I haven’t worn a tie in months, maybe even a year. It may have something to do with my partial unemployment and attempts to act heretical when I have to go to church, but even while still an executive, I all but stopped wearing them. A suit with a shirt became my uniform: my Conde Nast protective coloration, a friend said. I’m ready to throw them out and I’m wondering whether it’s possible that at long last, the tie is out.
I’m not alone. Jeremy Paxman, irascible BBC anchor on Newsnight, blogged against the tie:
It has always been an utterly useless part of the male wardrobe. But now, it seems to me, the only people who wear the things daily are male politicians, the male reporters who interview them – and dodgy estate agents. . . .

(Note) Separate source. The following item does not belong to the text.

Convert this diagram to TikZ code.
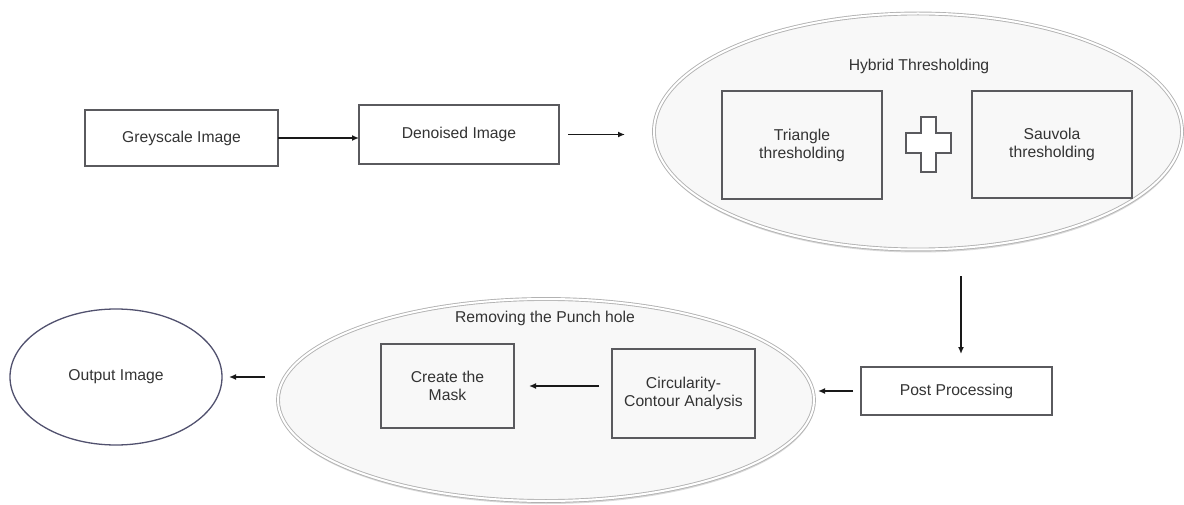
\documentclass[tikz,border=0pt]{standalone}
\usepackage{fontspec}
\setmainfont{Liberation Sans}
\usetikzlibrary{shapes.geometric,arrows.meta,shadows}
\definecolor{txt}{HTML}{333333}
\definecolor{boxline}{HTML}{5A5A5E}
\definecolor{ovalfill}{HTML}{F8F8F8}
\begin{document}
\begin{tikzpicture}[x=1pt,y=-1pt,
  every node/.style={font=\fontsize{15.7}{18}\selectfont, text=txt, align=center, outer sep=0pt, inner sep=0pt},
  procbox/.style={draw=boxline, line width=1.6pt, rectangle},
  bigoval/.style={ellipse, fill=ovalfill, draw=gray!60, double=white, double distance=2pt, line width=0.9pt,
     drop shadow={opacity=0.4, shadow xshift=0.5pt, shadow yshift=-3pt, fill=gray!75}},
  outoval/.style={ellipse, draw=boxline!90!blue, line width=1.3pt},
  arr/.style={draw=black!90, line width=1.6pt, -{Latex[length=7pt,width=6pt]}},
  plussign/.style={draw=boxline, line width=1.4pt, fill=white}
]
\useasboundingbox (0,0) rectangle (1184,505);

% top row
\node[procbox, minimum width=193pt, minimum height=56pt] (grey) at (181.5,138) {Greyscale Image};
\node[procbox, minimum width=200pt, minimum height=59pt] (deno) at (459,134.5) {Denoised Image};

% hybrid thresholding oval
\node[bigoval, minimum width=528pt, minimum height=236pt] (hyb) at (918,131.5) {};
\node (hybt) at (919,66) {Hybrid Thresholding};
\node[procbox, fill=ovalfill, minimum width=160pt, minimum height=108pt] (tri) at (802,145) {Triangle\\thresholding};
\node[procbox, fill=ovalfill, minimum width=160pt, minimum height=107pt] (sau) at (1052,144.5) {Sauvola\\thresholding};
\draw[plussign] (921,117) -- (936,117) -- (936,133) -- (951,133) -- (951,153) -- (936,153) -- (936,172)
  -- (921,172) -- (921,153) -- (906,153) -- (906,133) -- (921,133) -- cycle;

% post processing
\node[procbox, minimum width=191pt, minimum height=48pt] (post) at (956.5,391) {Post Processing};

% removing the punch hole oval
\node[bigoval, minimum width=536pt, minimum height=202pt] (rem) at (546,400) {};
\node (remt) at (545,318) {Removing the Punch hole};
\node[procbox, fill=ovalfill, minimum width=133pt, minimum height=84pt] (mask) at (447.5,386) {Create the\\Mask};
\node[procbox, fill=ovalfill, minimum width=143pt, minimum height=89pt] (circ) at (683.5,393.5) {Circularity-\\Contour Analysis};

% output
\node[outoval, minimum width=212pt, minimum height=136pt] (out) at (116,377) {Output Image};

% connectors
\draw[arr] (grey.east) -- (grey.east -| deno.west);
\draw[arr, shorten <=9pt, shorten >=29pt] (deno.east) -- (deno.east -| hyb.west);
\draw[arr, shorten <=27pt, shorten >=13pt] ([xshift=4.5pt]post.north |- hyb.south) -- ([xshift=4.5pt]post.north);
\draw[arr, shorten <=8pt, shorten >=4pt] (post.west) -- (post.west -| rem.east);
\draw[arr, shorten <=13pt, shorten >=15pt] (circ.west |- mask.east) -- (mask.east);
\draw[arr, shorten <=13pt, shorten >=7pt] (out.east -| rem.west) -- (out.east);
\end{tikzpicture}
\end{document}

The main reason we remain trussed up is simply the dead hand of convention. House of Commons rules say that men must not appear open-necked. But then the rules also say there are no liars in the House.
Increasingly, ties are simply bits of cloth which we hang around our necks when getting married, attending a funeral, or when called for a job interview.
This made for a proper hubbub in the Telegraph:
However, the attack on ties has left its defenders distinctly hot under the collar.
Dylan Jones, the editor of GQ magazine, said: “The fact that fewer men wear ties makes the wearing of them even more important.
“When men do wear ties, it makes them more powerful.” . . .
Nicholas Worth, the manager of the Jermyn Street tailors Hawes and Curtis, said: “Ties are selling very well. In fact, we are selling more than we used to.
“People don’t like open necks or dress down days. I think men of a certain age, like Jeremy Paxman or Jeremy Clarkson, think not wearing ties or wearing jeans is cool. It’s not, it’s just sad.”
Off with the yoke. Damn the tie.
But then again, when my mother saw my appearance on Reliable Sources (above) her only comments was that I was the one guy who was not wearing a tie.